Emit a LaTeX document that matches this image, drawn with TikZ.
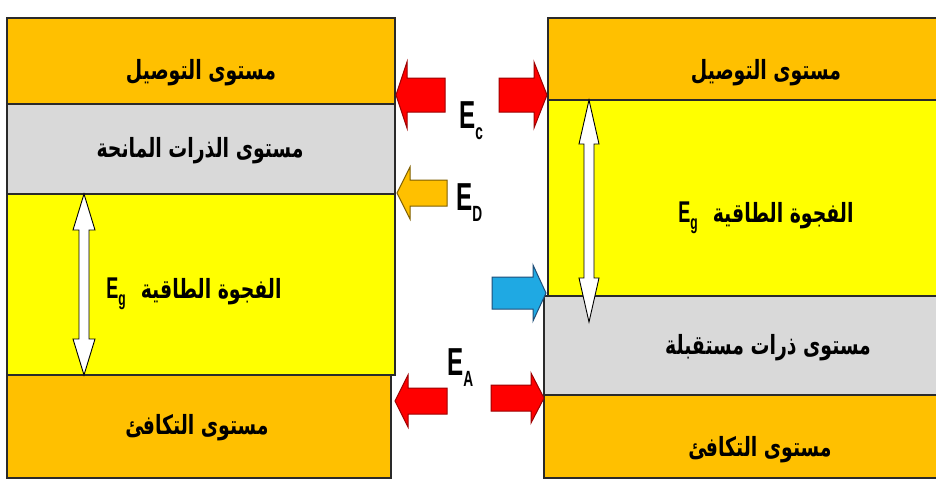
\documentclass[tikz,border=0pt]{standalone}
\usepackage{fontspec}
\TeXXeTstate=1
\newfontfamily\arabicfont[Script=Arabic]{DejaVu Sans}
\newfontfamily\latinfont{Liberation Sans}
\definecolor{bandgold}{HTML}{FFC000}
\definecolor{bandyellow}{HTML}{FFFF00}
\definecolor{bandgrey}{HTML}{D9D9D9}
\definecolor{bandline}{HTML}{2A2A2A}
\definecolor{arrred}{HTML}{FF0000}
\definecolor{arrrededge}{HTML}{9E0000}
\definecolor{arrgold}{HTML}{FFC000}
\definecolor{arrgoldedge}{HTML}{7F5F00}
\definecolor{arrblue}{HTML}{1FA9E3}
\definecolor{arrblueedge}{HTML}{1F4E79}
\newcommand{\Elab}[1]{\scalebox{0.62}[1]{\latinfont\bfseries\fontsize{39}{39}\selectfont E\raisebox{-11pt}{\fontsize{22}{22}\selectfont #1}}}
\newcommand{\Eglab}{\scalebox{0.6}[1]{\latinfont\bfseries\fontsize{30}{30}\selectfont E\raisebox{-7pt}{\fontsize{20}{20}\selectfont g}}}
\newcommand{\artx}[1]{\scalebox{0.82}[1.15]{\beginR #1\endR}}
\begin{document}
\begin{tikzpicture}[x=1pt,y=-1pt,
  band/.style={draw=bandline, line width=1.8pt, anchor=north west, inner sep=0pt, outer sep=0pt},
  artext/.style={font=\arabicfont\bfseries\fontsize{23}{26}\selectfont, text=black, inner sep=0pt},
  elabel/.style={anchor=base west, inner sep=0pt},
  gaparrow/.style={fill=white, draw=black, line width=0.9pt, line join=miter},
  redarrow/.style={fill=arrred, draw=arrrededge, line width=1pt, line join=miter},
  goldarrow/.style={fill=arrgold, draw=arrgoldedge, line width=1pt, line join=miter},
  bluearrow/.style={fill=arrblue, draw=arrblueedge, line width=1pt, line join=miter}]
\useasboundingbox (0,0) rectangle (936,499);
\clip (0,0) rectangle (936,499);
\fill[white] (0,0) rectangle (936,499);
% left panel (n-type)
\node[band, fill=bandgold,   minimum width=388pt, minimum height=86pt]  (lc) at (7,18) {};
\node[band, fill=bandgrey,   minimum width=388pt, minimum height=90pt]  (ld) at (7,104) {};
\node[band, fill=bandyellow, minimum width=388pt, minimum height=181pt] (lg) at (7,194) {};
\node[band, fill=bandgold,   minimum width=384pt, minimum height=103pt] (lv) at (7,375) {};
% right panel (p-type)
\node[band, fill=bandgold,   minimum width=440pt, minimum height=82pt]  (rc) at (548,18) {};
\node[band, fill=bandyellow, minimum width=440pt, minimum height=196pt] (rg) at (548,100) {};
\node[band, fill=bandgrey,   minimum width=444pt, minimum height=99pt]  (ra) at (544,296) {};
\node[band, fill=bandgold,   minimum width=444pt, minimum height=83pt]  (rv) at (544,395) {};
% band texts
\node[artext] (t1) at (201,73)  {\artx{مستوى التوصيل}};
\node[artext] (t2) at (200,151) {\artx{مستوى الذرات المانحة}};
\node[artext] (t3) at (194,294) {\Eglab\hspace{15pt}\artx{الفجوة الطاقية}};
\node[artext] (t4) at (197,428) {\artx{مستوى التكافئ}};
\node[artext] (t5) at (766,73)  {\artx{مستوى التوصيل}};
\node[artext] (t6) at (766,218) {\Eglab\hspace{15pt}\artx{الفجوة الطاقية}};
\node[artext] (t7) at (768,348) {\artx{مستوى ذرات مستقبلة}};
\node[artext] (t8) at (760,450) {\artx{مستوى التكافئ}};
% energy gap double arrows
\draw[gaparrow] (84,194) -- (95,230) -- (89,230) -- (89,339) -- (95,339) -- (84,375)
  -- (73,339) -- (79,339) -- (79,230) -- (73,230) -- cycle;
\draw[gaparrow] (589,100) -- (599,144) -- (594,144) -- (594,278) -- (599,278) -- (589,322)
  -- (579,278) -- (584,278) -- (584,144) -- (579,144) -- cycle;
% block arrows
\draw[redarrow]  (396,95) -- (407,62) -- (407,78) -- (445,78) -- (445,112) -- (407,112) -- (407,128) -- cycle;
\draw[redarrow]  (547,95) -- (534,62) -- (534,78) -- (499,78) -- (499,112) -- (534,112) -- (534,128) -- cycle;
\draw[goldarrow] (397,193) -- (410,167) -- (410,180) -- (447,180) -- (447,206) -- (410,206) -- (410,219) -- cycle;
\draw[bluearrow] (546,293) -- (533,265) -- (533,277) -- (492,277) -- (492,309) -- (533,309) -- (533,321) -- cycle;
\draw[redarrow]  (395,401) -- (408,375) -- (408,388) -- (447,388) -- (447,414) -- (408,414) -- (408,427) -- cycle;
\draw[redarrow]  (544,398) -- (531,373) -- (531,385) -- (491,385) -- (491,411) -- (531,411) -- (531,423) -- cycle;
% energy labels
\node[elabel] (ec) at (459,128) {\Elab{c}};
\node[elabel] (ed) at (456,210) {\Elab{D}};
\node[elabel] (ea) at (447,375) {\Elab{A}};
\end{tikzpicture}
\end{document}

..............................

Task to carry out:
Pictures are excluded; output everything else in the data verbatim.

Exercise result:
Emit a LaTeX document that matches this image, drawn with TikZ.
\documentclass[tikz,border=0pt]{standalone}
\usepackage{fontspec}
\TeXXeTstate=1
\newfontfamily\arabicfont[Script=Arabic]{DejaVu Sans}
\newfontfamily\latinfont{Liberation Sans}
\definecolor{bandgold}{HTML}{FFC000}
\definecolor{bandyellow}{HTML}{FFFF00}
\definecolor{bandgrey}{HTML}{D9D9D9}
\definecolor{bandline}{HTML}{2A2A2A}
\definecolor{arrred}{HTML}{FF0000}
\definecolor{arrrededge}{HTML}{9E0000}
\definecolor{arrgold}{HTML}{FFC000}
\definecolor{arrgoldedge}{HTML}{7F5F00}
\definecolor{arrblue}{HTML}{1FA9E3}
\definecolor{arrblueedge}{HTML}{1F4E79}
\newcommand{\Elab}[1]{\scalebox{0.62}[1]{\latinfont\bfseries\fontsize{39}{39}\selectfont E\raisebox{-11pt}{\fontsize{22}{22}\selectfont #1}}}
\newcommand{\Eglab}{\scalebox{0.6}[1]{\latinfont\bfseries\fontsize{30}{30}\selectfont E\raisebox{-7pt}{\fontsize{20}{20}\selectfont g}}}
\newcommand{\artx}[1]{\scalebox{0.82}[1.15]{\beginR #1\endR}}
\begin{document}
\begin{tikzpicture}[x=1pt,y=-1pt,
  band/.style={draw=bandline, line width=1.8pt, anchor=north west, inner sep=0pt, outer sep=0pt},
  artext/.style={font=\arabicfont\bfseries\fontsize{23}{26}\selectfont, text=black, inner sep=0pt},
  elabel/.style={anchor=base west, inner sep=0pt},
  gaparrow/.style={fill=white, draw=black, line width=0.9pt, line join=miter},
  redarrow/.style={fill=arrred, draw=arrrededge, line width=1pt, line join=miter},
  goldarrow/.style={fill=arrgold, draw=arrgoldedge, line width=1pt, line join=miter},
  bluearrow/.style={fill=arrblue, draw=arrblueedge, line width=1pt, line join=miter}]
\useasboundingbox (0,0) rectangle (936,499);
\clip (0,0) rectangle (936,499);
\fill[white] (0,0) rectangle (936,499);
% left panel (n-type)
\node[band, fill=bandgold,   minimum width=388pt, minimum height=86pt]  (lc) at (7,18) {};
\node[band, fill=bandgrey,   minimum width=388pt, minimum height=90pt]  (ld) at (7,104) {};
\node[band, fill=bandyellow, minimum width=388pt, minimum height=181pt] (lg) at (7,194) {};
\node[band, fill=bandgold,   minimum width=384pt, minimum height=103pt] (lv) at (7,375) {};
% right panel (p-type)
\node[band, fill=bandgold,   minimum width=440pt, minimum height=82pt]  (rc) at (548,18) {};
\node[band, fill=bandyellow, minimum width=440pt, minimum height=196pt] (rg) at (548,100) {};
\node[band, fill=bandgrey,   minimum width=444pt, minimum height=99pt]  (ra) at (544,296) {};
\node[band, fill=bandgold,   minimum width=444pt, minimum height=83pt]  (rv) at (544,395) {};
% band texts
\node[artext] (t1) at (201,73)  {\artx{مستوى التوصيل}};
\node[artext] (t2) at (200,151) {\artx{مستوى الذرات المانحة}};
\node[artext] (t3) at (194,294) {\Eglab\hspace{15pt}\artx{الفجوة الطاقية}};
\node[artext] (t4) at (197,428) {\artx{مستوى التكافئ}};
\node[artext] (t5) at (766,73)  {\artx{مستوى التوصيل}};
\node[artext] (t6) at (766,218) {\Eglab\hspace{15pt}\artx{الفجوة الطاقية}};
\node[artext] (t7) at (768,348) {\artx{مستوى ذرات مستقبلة}};
\node[artext] (t8) at (760,450) {\artx{مستوى التكافئ}};
% energy gap double arrows
\draw[gaparrow] (84,194) -- (95,230) -- (89,230) -- (89,339) -- (95,339) -- (84,375)
  -- (73,339) -- (79,339) -- (79,230) -- (73,230) -- cycle;
\draw[gaparrow] (589,100) -- (599,144) -- (594,144) -- (594,278) -- (599,278) -- (589,322)
  -- (579,278) -- (584,278) -- (584,144) -- (579,144) -- cycle;
% block arrows
\draw[redarrow]  (396,95) -- (407,62) -- (407,78) -- (445,78) -- (445,112) -- (407,112) -- (407,128) -- cycle;
\draw[redarrow]  (547,95) -- (534,62) -- (534,78) -- (499,78) -- (499,112) -- (534,112) -- (534,128) -- cycle;
\draw[goldarrow] (397,193) -- (410,167) -- (410,180) -- (447,180) -- (447,206) -- (410,206) -- (410,219) -- cycle;
\draw[bluearrow] (546,293) -- (533,265) -- (533,277) -- (492,277) -- (492,309) -- (533,309) -- (533,321) -- cycle;
\draw[redarrow]  (395,401) -- (408,375) -- (408,388) -- (447,388) -- (447,414) -- (408,414) -- (408,427) -- cycle;
\draw[redarrow]  (544,398) -- (531,373) -- (531,385) -- (491,385) -- (491,411) -- (531,411) -- (531,423) -- cycle;
% energy labels
\node[elabel] (ec) at (459,128) {\Elab{c}};
\node[elabel] (ed) at (456,210) {\Elab{D}};
\node[elabel] (ea) at (447,375) {\Elab{A}};
\end{tikzpicture}
\end{document}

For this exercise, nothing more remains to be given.